Com esse apoio, Bolsonaro foi eleito com 55% dos votos válidos. É impossível saber qual o peso de cada grupo, mas é possível inferi-los, pela importância de seu partido (o PSL), na formação da Câmara Federal.

Pois bem, o PSL representa pouco mais de 10% da Câmara e está longe, portanto, de poder garantir a governabilidade do país, sem aliar-se (republicanamente, como em todas as repúblicas democráticas) a outros partidos para construir uma maioria estável, que sustente um programa estabelecido consensualmente. Sem isso não haverá harmonia entre os poderes e, portanto, não haverá governo.

Felizmente, o protagonismo assumido pela Câmara e pelo Senado tem salvo o dia e mostra que um programa consensual é possível desde que o Executivo (que é, obviamente, uma minoria) não tente impor sua vontade à maioria.
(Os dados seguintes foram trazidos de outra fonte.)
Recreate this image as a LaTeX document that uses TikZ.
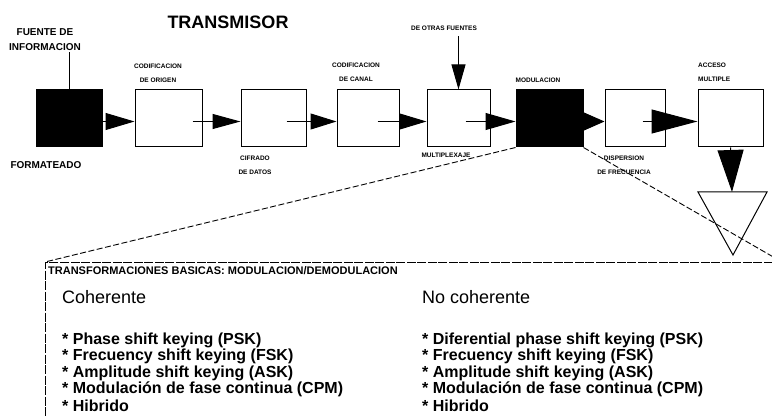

A solução será muito mais rápida se o presidente entender que pode muito, mas não tudo, e que sua política diversionista, que coloca a cada dia falsos problemas (como o do clima) e recusa toda diversidade, atrapalha a solução dos problemas reais e dificulta o trabalho de alguns ministros que têm se revelado excelentes.

Mesmo sendo deselegante, o comportamento de Bolsonaro pode ser franco a ponto de ser abusado, mas não é esse o problema. O seu problema é ignorar, sistematicamente, as evidências empíricas na formulação das políticas públicas destinadas a atender aos seus propósitos.